Work to do:
Transcribe each line of the material as it is, and drop any picture.

Information supplied:
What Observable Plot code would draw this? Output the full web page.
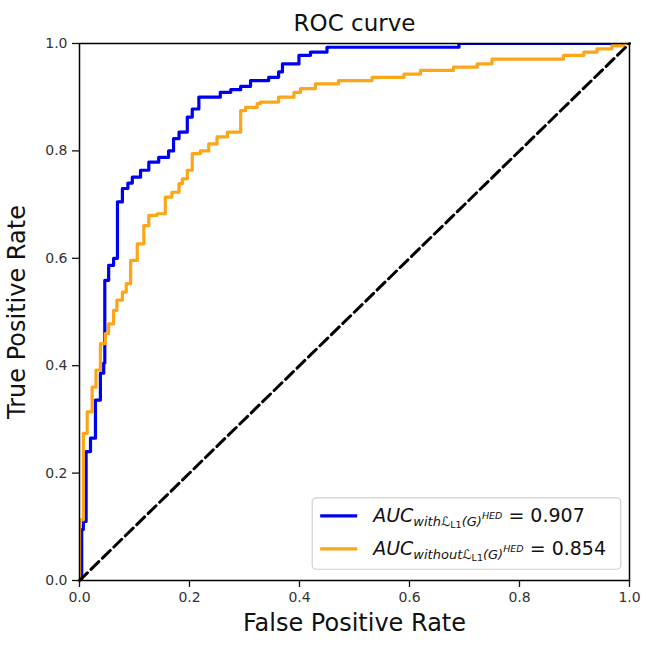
<!DOCTYPE html>
<html>
<head>
<meta charset="utf-8">
<script src="https://cdn.jsdelivr.net/npm/d3@7"></script>
<script src="https://cdn.jsdelivr.net/npm/@observablehq/plot@0.6"></script>
<style>
  html, body { margin: 0; padding: 0; background: white; }
</style>
</head>
<body>
<div id="chart"></div>
<script>
// ---- Data ----
const withFPR = [0, 0.004, 0.007, 0.012, 0.020, 0.029, 0.038, 0.044, 0.046, 0.053, 0.062, 0.069, 0.078, 0.088, 0.096, 0.111, 0.126, 0.144, 0.162, 0.171, 0.181, 0.196, 0.205, 0.217, 0.256, 0.275, 0.293, 0.311, 0.344, 0.362, 0.369, 0.399, 0.420, 0.450, 0.690, 1.0];
const withTPR = [0, 0.095, 0.110, 0.240, 0.265, 0.336, 0.386, 0.405, 0.559, 0.587, 0.600, 0.705, 0.730, 0.740, 0.751, 0.764, 0.779, 0.788, 0.800, 0.823, 0.835, 0.863, 0.878, 0.900, 0.909, 0.914, 0.920, 0.931, 0.937, 0.947, 0.962, 0.978, 0.984, 0.993, 1.0, 1.0];

const withoutFPR = [0, 0, 0.007, 0.014, 0.023, 0.030, 0.038, 0.047, 0.053, 0.062, 0.068, 0.078, 0.085, 0.093, 0.105, 0.117, 0.126, 0.141, 0.156, 0.168, 0.181, 0.187, 0.196, 0.205, 0.220, 0.235, 0.250, 0.269, 0.293, 0.302, 0.323, 0.329, 0.362, 0.390, 0.402, 0.429, 0.471, 0.532, 0.590, 0.620, 0.680, 0.723, 0.750, 0.880, 0.917, 0.941, 0.968, 0.990, 1.0];
const withoutTPR = [0, 0.113, 0.274, 0.314, 0.360, 0.392, 0.441, 0.460, 0.478, 0.503, 0.522, 0.537, 0.553, 0.596, 0.627, 0.661, 0.680, 0.683, 0.714, 0.723, 0.739, 0.748, 0.764, 0.795, 0.800, 0.813, 0.826, 0.835, 0.875, 0.881, 0.888, 0.891, 0.900, 0.909, 0.916, 0.925, 0.931, 0.937, 0.943, 0.950, 0.956, 0.962, 0.971, 0.978, 0.984, 0.990, 0.996, 1.0, 1.0];

const chanceX = [0, 1];
const chanceY = [0, 1];

const xTicks = [0, 0.2, 0.4, 0.6, 0.8, 1.0];
const yTicks = [0, 0.2, 0.4, 0.6, 0.8, 1.0];

const titleText = "ROC curve";
const xLabel = "False Positive Rate";
const yLabel = "True Positive Rate";
const aucValues = ["0.907", "0.854"];
const seriesNames = ["with", "without"];
const seriesColors = ["#0000f0", "#fca516"];

const fmt = d3.format(".1f");

const chart = Plot.plot({
  width: 646,
  height: 646,
  marginLeft: 79,
  marginRight: 17,
  marginTop: 43,
  marginBottom: 66,
  style: { fontFamily: "DejaVu Sans", fontSize: "14px", color: "#111", background: "white" },
  x: { domain: [0, 1] },
  y: { domain: [0, 1] },
  marks: [
    Plot.line(withFPR, { x: withFPR, y: withTPR, curve: "step-after", stroke: seriesColors[0], strokeWidth: 3.2, clip: true }),
    Plot.line(withoutFPR, { x: withoutFPR, y: withoutTPR, curve: "step-after", stroke: seriesColors[1], strokeWidth: 3.2, clip: true }),
    Plot.line(chanceX, { x: chanceX, y: chanceY, stroke: "black", strokeWidth: 3, strokeDasharray: "11,5" }),
    Plot.frame({ stroke: "black", strokeWidth: 1.5 }),
    Plot.axisX({ ticks: xTicks, tickFormat: fmt, tickSize: 7, tickPadding: 5, strokeWidth: 1.3, fontSize: 14, fill: "#333", label: null }),
    Plot.axisY({ ticks: yTicks, tickFormat: fmt, tickSize: 7, tickPadding: 5, strokeWidth: 1.3, fontSize: 14, fill: "#333", label: null }),
    Plot.text([titleText], { frameAnchor: "top", dy: -29, fontSize: 23, fill: "#111" }),
    Plot.text([xLabel], { frameAnchor: "bottom", dy: 50, fontSize: 24, fill: "#111" }),
    Plot.text([yLabel], { frameAnchor: "left", textAnchor: "middle", dx: -62, rotate: -90, fontSize: 24, fill: "#111" })
  ]
});

// ---- Legend (with math-style sub/superscripts) ----
const svg = d3.select(chart);
const xs = chart.scale("x"), ys = chart.scale("y");
const lx = xs.apply(0.424), ly = ys.apply(0.153);
const lw = xs.apply(0.985) - lx, lh = ys.apply(0.02) - ly;
const g = svg.append("g").attr("font-family", "DejaVu Sans").attr("fill", "#111").attr("text-anchor", "start");
g.append("rect").attr("x", lx).attr("y", ly).attr("width", lw).attr("height", lh)
  .attr("rx", 4).attr("fill", "white").attr("fill-opacity", 0.8)
  .attr("stroke", "#d0d0d0").attr("stroke-width", 1.2);

seriesNames.forEach((name, i) => {
  const yLine = ly + 18 + i * 33;
  g.append("line").attr("x1", lx + 8).attr("x2", lx + 45)
    .attr("y1", yLine).attr("y2", yLine)
    .attr("stroke", seriesColors[i]).attr("stroke-width", 3.2);
  const t = g.append("text").attr("x", lx + 61).attr("y", yLine + 6.5).attr("font-size", 19).attr("text-anchor", "start");
  t.append("tspan").attr("font-style", "italic").text("AUC");
  t.append("tspan").attr("font-style", "italic").attr("font-size", 13).attr("dy", 3.5).text(name);
  t.append("tspan").attr("font-size", 13).text("\u2112");
  t.append("tspan").attr("font-size", 9.5).attr("dy", 2.5).text("L1");
  t.append("tspan").attr("font-style", "italic").attr("font-size", 13).attr("dy", -2.5).text("(G)");
  t.append("tspan").attr("font-style", "italic").attr("font-size", 9.5).attr("dy", -7).text("HED");
  t.append("tspan").attr("dy", 3.5).text(" = " + aucValues[i]);
});

document.getElementById("chart").appendChild(chart);
</script>
</body>
</html>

The result:
What Observable Plot code would draw this? Output the full web page.
<!DOCTYPE html>
<html>
<head>
<meta charset="utf-8">
<script src="https://cdn.jsdelivr.net/npm/d3@7"></script>
<script src="https://cdn.jsdelivr.net/npm/@observablehq/plot@0.6"></script>
<style>
  html, body { margin: 0; padding: 0; background: white; }
</style>
</head>
<body>
<div id="chart"></div>
<script>
// ---- Data ----
const withFPR = [0, 0.004, 0.007, 0.012, 0.020, 0.029, 0.038, 0.044, 0.046, 0.053, 0.062, 0.069, 0.078, 0.088, 0.096, 0.111, 0.126, 0.144, 0.162, 0.171, 0.181, 0.196, 0.205, 0.217, 0.256, 0.275, 0.293, 0.311, 0.344, 0.362, 0.369, 0.399, 0.420, 0.450, 0.690, 1.0];
const withTPR = [0, 0.095, 0.110, 0.240, 0.265, 0.336, 0.386, 0.405, 0.559, 0.587, 0.600, 0.705, 0.730, 0.740, 0.751, 0.764, 0.779, 0.788, 0.800, 0.823, 0.835, 0.863, 0.878, 0.900, 0.909, 0.914, 0.920, 0.931, 0.937, 0.947, 0.962, 0.978, 0.984, 0.993, 1.0, 1.0];

const withoutFPR = [0, 0, 0.007, 0.014, 0.023, 0.030, 0.038, 0.047, 0.053, 0.062, 0.068, 0.078, 0.085, 0.093, 0.105, 0.117, 0.126, 0.141, 0.156, 0.168, 0.181, 0.187, 0.196, 0.205, 0.220, 0.235, 0.250, 0.269, 0.293, 0.302, 0.323, 0.329, 0.362, 0.390, 0.402, 0.429, 0.471, 0.532, 0.590, 0.620, 0.680, 0.723, 0.750, 0.880, 0.917, 0.941, 0.968, 0.990, 1.0];
const withoutTPR = [0, 0.113, 0.274, 0.314, 0.360, 0.392, 0.441, 0.460, 0.478, 0.503, 0.522, 0.537, 0.553, 0.596, 0.627, 0.661, 0.680, 0.683, 0.714, 0.723, 0.739, 0.748, 0.764, 0.795, 0.800, 0.813, 0.826, 0.835, 0.875, 0.881, 0.888, 0.891, 0.900, 0.909, 0.916, 0.925, 0.931, 0.937, 0.943, 0.950, 0.956, 0.962, 0.971, 0.978, 0.984, 0.990, 0.996, 1.0, 1.0];

const chanceX = [0, 1];
const chanceY = [0, 1];

const xTicks = [0, 0.2, 0.4, 0.6, 0.8, 1.0];
const yTicks = [0, 0.2, 0.4, 0.6, 0.8, 1.0];

const titleText = "ROC curve";
const xLabel = "False Positive Rate";
const yLabel = "True Positive Rate";
const aucValues = ["0.907", "0.854"];
const seriesNames = ["with", "without"];
const seriesColors = ["#0000f0", "#fca516"];

const fmt = d3.format(".1f");

const chart = Plot.plot({
  width: 646,
  height: 646,
  marginLeft: 79,
  marginRight: 17,
  marginTop: 43,
  marginBottom: 66,
  style: { fontFamily: "DejaVu Sans", fontSize: "14px", color: "#111", background: "white" },
  x: { domain: [0, 1] },
  y: { domain: [0, 1] },
  marks: [
    Plot.line(withFPR, { x: withFPR, y: withTPR, curve: "step-after", stroke: seriesColors[0], strokeWidth: 3.2, clip: true }),
    Plot.line(withoutFPR, { x: withoutFPR, y: withoutTPR, curve: "step-after", stroke: seriesColors[1], strokeWidth: 3.2, clip: true }),
    Plot.line(chanceX, { x: chanceX, y: chanceY, stroke: "black", strokeWidth: 3, strokeDasharray: "11,5" }),
    Plot.frame({ stroke: "black", strokeWidth: 1.5 }),
    Plot.axisX({ ticks: xTicks, tickFormat: fmt, tickSize: 7, tickPadding: 5, strokeWidth: 1.3, fontSize: 14, fill: "#333", label: null }),
    Plot.axisY({ ticks: yTicks, tickFormat: fmt, tickSize: 7, tickPadding: 5, strokeWidth: 1.3, fontSize: 14, fill: "#333", label: null }),
    Plot.text([titleText], { frameAnchor: "top", dy: -29, fontSize: 23, fill: "#111" }),
    Plot.text([xLabel], { frameAnchor: "bottom", dy: 50, fontSize: 24, fill: "#111" }),
    Plot.text([yLabel], { frameAnchor: "left", textAnchor: "middle", dx: -62, rotate: -90, fontSize: 24, fill: "#111" })
  ]
});

// ---- Legend (with math-style sub/superscripts) ----
const svg = d3.select(chart);
const xs = chart.scale("x"), ys = chart.scale("y");
const lx = xs.apply(0.424), ly = ys.apply(0.153);
const lw = xs.apply(0.985) - lx, lh = ys.apply(0.02) - ly;
const g = svg.append("g").attr("font-family", "DejaVu Sans").attr("fill", "#111").attr("text-anchor", "start");
g.append("rect").attr("x", lx).attr("y", ly).attr("width", lw).attr("height", lh)
  .attr("rx", 4).attr("fill", "white").attr("fill-opacity", 0.8)
  .attr("stroke", "#d0d0d0").attr("stroke-width", 1.2);

seriesNames.forEach((name, i) => {
  const yLine = ly + 18 + i * 33;
  g.append("line").attr("x1", lx + 8).attr("x2", lx + 45)
    .attr("y1", yLine).attr("y2", yLine)
    .attr("stroke", seriesColors[i]).attr("stroke-width", 3.2);
  const t = g.append("text").attr("x", lx + 61).attr("y", yLine + 6.5).attr("font-size", 19).attr("text-anchor", "start");
  t.append("tspan").attr("font-style", "italic").text("AUC");
  t.append("tspan").attr("font-style", "italic").attr("font-size", 13).attr("dy", 3.5).text(name);
  t.append("tspan").attr("font-size", 13).text("\u2112");
  t.append("tspan").attr("font-size", 9.5).attr("dy", 2.5).text("L1");
  t.append("tspan").attr("font-style", "italic").attr("font-size", 13).attr("dy", -2.5).text("(G)");
  t.append("tspan").attr("font-style", "italic").attr("font-size", 9.5).attr("dy", -7).text("HED");
  t.append("tspan").attr("dy", 3.5).text(" = " + aucValues[i]);
});

document.getElementById("chart").appendChild(chart);
</script>
</body>
</html>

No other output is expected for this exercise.